* INFORMATION PROVIDED:
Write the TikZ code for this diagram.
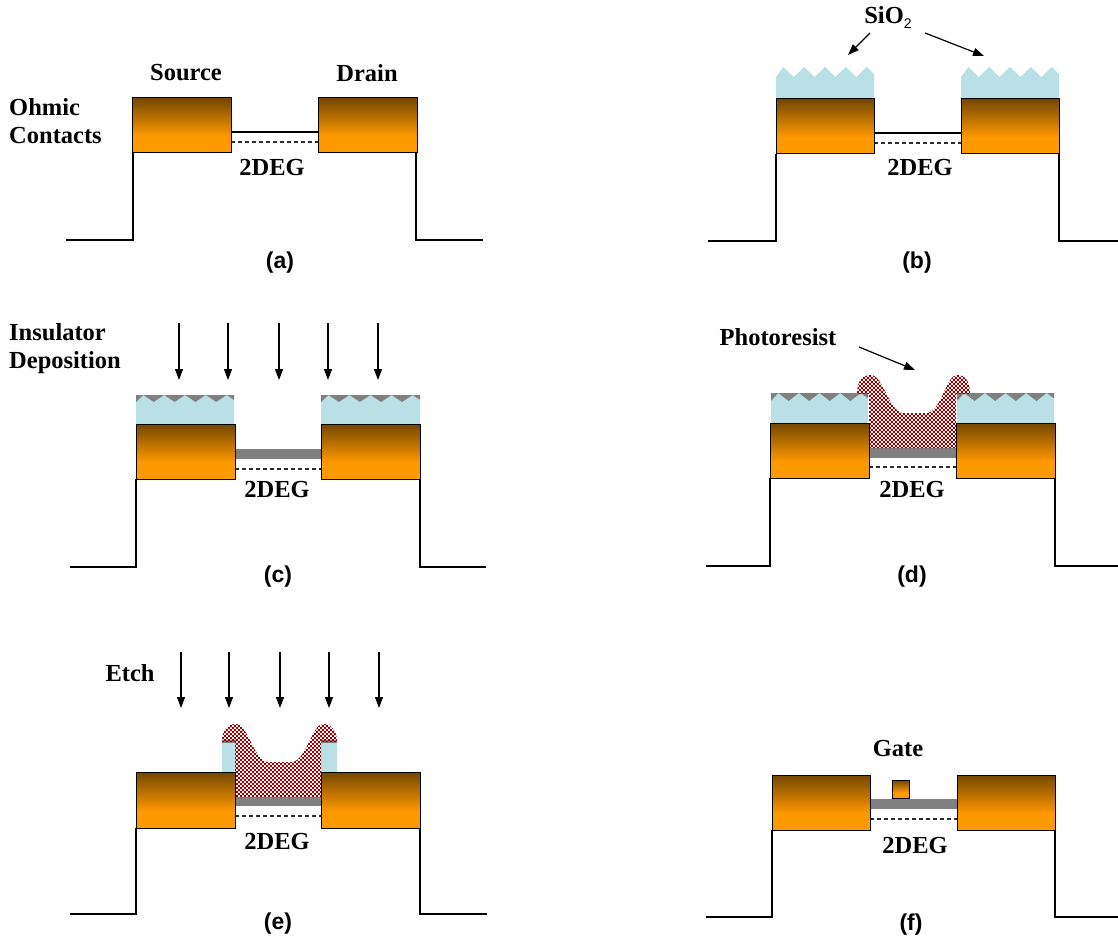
\documentclass[tikz,border=0pt]{standalone}
\usepackage{fontspec}
\setmainfont{Liberation Serif}
\newfontfamily\capfamily{Liberation Sans}
\usetikzlibrary{arrows.meta,patterns.meta}

\definecolor{ohmorange}{RGB}{255,153,0}
\definecolor{ohmbrown}{RGB}{116,71,0}
\definecolor{oxideblue}{RGB}{185,224,228}
\definecolor{insgray}{RGB}{128,128,128}
\definecolor{resistred}{RGB}{150,0,0}
\definecolor{degline}{RGB}{45,45,45}

% metal contacts: dark brown on top fading to orange
\pgfdeclareverticalshading{contactshade}{100bp}{color(0bp)=(ohmorange); color(25bp)=(ohmorange); color(40bp)=(ohmorange); color(75bp)=(ohmbrown); color(100bp)=(ohmbrown)}

% checkered photoresist fill
\tikzdeclarepattern{
  name=resistcheck,
  type=uncolored,
  bounding box={(0pt,0pt) and (4.4pt,4.4pt)},
  tile size={(4.4pt,4.4pt)},
  code={
    \pgfpathrectangle{\pgfpointorigin}{\pgfqpoint{2.2pt}{2.2pt}}
    \pgfpathrectangle{\pgfqpoint{2.2pt}{2.2pt}}{\pgfqpoint{2.2pt}{2.2pt}}
    \pgfusepath{fill}
  }
}

% SiO2 block with a saw-tooth top: x0, x1, y of peaks, y of valleys, y of base
\newcommand{\oxidelayer}[5]{%
  \fill[oxide] (#1,#5) -- (#1,#4)
    \foreach \k in {0,...,3}{ -- ({#1+(#2-#1)*(0.075+0.2125*\k)},#3) -- ({#1+(#2-#1)*(0.18125+0.2125*\k)},#4) }
    -- ({#1+(#2-#1)*0.925},#3) -- (#2,{#4-0.3*(#4-#3)}) -- (#2,#5) -- cycle;}

% insulator filling the saw-tooth valleys: x0, x1, y of peaks, y of valleys
\newcommand{\insulcap}[4]{%
  \fill[insul] (#1,#3) -- (#1,#4)
    \foreach \k in {0,...,3}{ -- ({#1+(#2-#1)*(0.075+0.2125*\k)},#3) -- ({#1+(#2-#1)*(0.18125+0.2125*\k)},#4) }
    -- ({#1+(#2-#1)*0.925},#3) -- (#2,{#4-0.3*(#4-#3)}) -- (#2,#3) -- cycle;}

\begin{document}
\begin{tikzpicture}[x=1pt,y=-1pt,
  mesa/.style={line width=2pt},
  surface/.style={line width=2pt},
  degline/.style={draw=degline,line width=1.3pt,dash pattern=on 4pt off 3pt},
  contact/.style={draw=black,line width=1pt,shading=contactshade},
  oxide/.style={fill=oxideblue},
  insul/.style={fill=insgray},
  barrier/.style={fill=insgray},
  resist/.style={pattern=resistcheck,pattern color=resistred},
  lbl/.style={inner sep=0pt,font=\bfseries\fontsize{24.5}{28}\selectfont},
  panelcap/.style={inner sep=0pt,font=\capfamily\bfseries\fontsize{23}{26}\selectfont},
  pointer/.style={line width=1.2pt,-{Triangle[length=11pt,width=8pt]}},
  beam/.style={line width=1.2pt,-{Triangle[length=11pt,width=8pt]}},
]
\useasboundingbox (0,0) rectangle (1118,941);

% ---------------- (a) ohmic contacts ----------------
\draw[mesa] (66,240) -- (133,240) -- (133,153);
\draw[mesa] (416,153) -- (416,240) -- (483,240);
\draw[degline] (231,142) -- (318,142);
\draw[surface] (231,132) -- (318,132);
\draw[contact] (132,98) rectangle (231,153);
\draw[contact] (318,98) rectangle (417,153);
\node[lbl] (srcA) at (186,73) {Source};
\node[lbl] (drnA) at (367,73) {Drain};
\node[lbl,anchor=west,align=left] (ohmA) at (9,121) {Ohmic\\Contacts};
\node[lbl] (degA) at (272,168) {2DEG};
\node[panelcap] (capA) at (280,263) {(a)};

% ---------------- (b) SiO2 mask ----------------
\draw[mesa] (708,241) -- (776,241) -- (776,154);
\draw[mesa] (1059,154) -- (1059,241) -- (1118,241);
\draw[degline] (874,143) -- (961,143);
\draw[surface] (874,133) -- (961,133);
\oxidelayer{776}{874}{67}{77}{99}
\oxidelayer{961}{1059}{67}{77}{99}
\draw[contact] (776,99) rectangle (874,154);
\draw[contact] (961,99) rectangle (1059,154);
\node[lbl] (sioB) at (888,18) {SiO\raisebox{-5pt}{\capfamily\mdseries\fontsize{14}{14}\selectfont 2}};
\coordinate (sioLt) at (870,33);
\coordinate (sioLh) at (848,55);
\coordinate (sioRt) at (925,33);
\coordinate (sioRh) at (984,56);
\draw[pointer] (sioLt) -- (sioLh);
\draw[pointer] (sioRt) -- (sioRh);
\node[lbl] (degB) at (920,168) {2DEG};
\node[panelcap] (capB) at (917,263) {(b)};

% ---------------- (c) insulator deposition ----------------
\draw[mesa] (70,567) -- (136,567) -- (136,479);
\draw[mesa] (420,479) -- (420,567) -- (486,567);
\draw[degline] (235,469) -- (321,469);
\fill[barrier] (235,449) rectangle (321,459);
\oxidelayer{136}{234}{395}{402}{424}
\insulcap{136}{234}{395}{402}
\oxidelayer{321}{420}{395}{402}{424}
\insulcap{321}{420}{395}{402}
\draw[contact] (136,424) rectangle (235,479);
\draw[contact] (321,424) rectangle (420,479);
\node[lbl,anchor=west,align=left] (insC) at (9,349) {Insulator\\Deposition};
\foreach \i/\x in {1/179,2/228,3/279,4/328,5/378}{
  \coordinate (depT\i) at (\x,323);
  \coordinate (depH\i) at (\x,380);
  \draw[beam] (depT\i) -- (depH\i);
}
\node[lbl] (degC) at (277,490) {2DEG};
\node[panelcap] (capC) at (278,577) {(c)};

% ---------------- (d) photoresist ----------------
\draw[mesa] (706,566) -- (770,566) -- (770,478);
\draw[mesa] (1055,478) -- (1055,566) -- (1118,566);
\draw[degline] (869,467) -- (956,467);
\fill[barrier] (869,448) rectangle (956,458);
\oxidelayer{771}{868}{393}{401}{423}
\insulcap{771}{868}{393}{401}
\oxidelayer{957}{1054}{393}{401}{423}
\insulcap{957}{1054}{393}{401}
\fill[resist] (857,394) .. controls (857,380) and (863,375) .. (871,375)
  .. controls (883,375) and (889,412) .. (903,413) -- (927,413)
  .. controls (941,412) and (946,375) .. (957,375)
  .. controls (965,375) and (970,381) .. (970,394)
  -- (956,394) -- (956,448) -- (869,448) -- (869,394) -- cycle;
\draw[contact] (770,423) rectangle (869,478);
\draw[contact] (956,423) rectangle (1055,478);
\node[lbl] (prD) at (778,337) {Photoresist};
\coordinate (prT) at (859,347);
\coordinate (prH) at (915,370);
\draw[pointer] (prT) -- (prH);
\node[lbl] (degD) at (912,490) {2DEG};
\node[panelcap] (capD) at (912,577) {(d)};

% ---------------- (e) etch ----------------
\draw[mesa] (70,914) -- (136,914) -- (136,828);
\draw[mesa] (420,828) -- (420,914) -- (487,914);
\draw[degline] (235,816) -- (321,816);
\fill[barrier] (235,797) rectangle (321,806);
\fill[oxide] (222,740) rectangle (236,772);
\fill[oxide] (321,740) rectangle (337,772);
\fill[insul] (222,740) rectangle (236,743);
\fill[insul] (321,740) rectangle (337,743);
\fill[resist] (222,742) .. controls (222,729) and (228,724) .. (236,724)
  .. controls (248,724) and (254,761) .. (268,762) -- (292,762)
  .. controls (306,761) and (312,724) .. (323,724)
  .. controls (331,724) and (337,730) .. (337,742)
  -- (321,742) -- (321,797) -- (235,797) -- (235,742) -- cycle;
\draw[contact] (136,772) rectangle (235,828);
\draw[contact] (321,772) rectangle (420,828);
\node[lbl] (etchE) at (130,673) {Etch};
\foreach \i/\x in {1/181,2/229,3/280,4/329,5/379}{
  \coordinate (etT\i) at (\x,652);
  \coordinate (etH\i) at (\x,708);
  \draw[beam] (etT\i) -- (etH\i);
}
\node[lbl] (degE) at (277,841) {2DEG};
\node[panelcap] (capE) at (278,924) {(e)};

% ---------------- (f) gate ----------------
\draw[mesa] (706,917) -- (772,917) -- (772,830);
\draw[mesa] (1055,830) -- (1055,917) -- (1118,917);
\draw[degline] (870,819) -- (957,819);
\fill[barrier] (870,799) rectangle (957,809);
\draw[contact] (892,780) rectangle (909,798);
\draw[contact] (772,775) rectangle (870,830);
\draw[contact] (957,775) rectangle (1055,830);
\node[lbl] (gateF) at (898,749) {Gate};
\node[lbl] (degF) at (915,845) {2DEG};
\node[panelcap] (capF) at (911,925) {(f)};
\end{tikzpicture}
\end{document}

* WHAT NEEDS TO BE DONE: Check each line in the listing above for the string "code", then report how many lines contain it, with no other text.

* RESULT OF THIS TASK: 2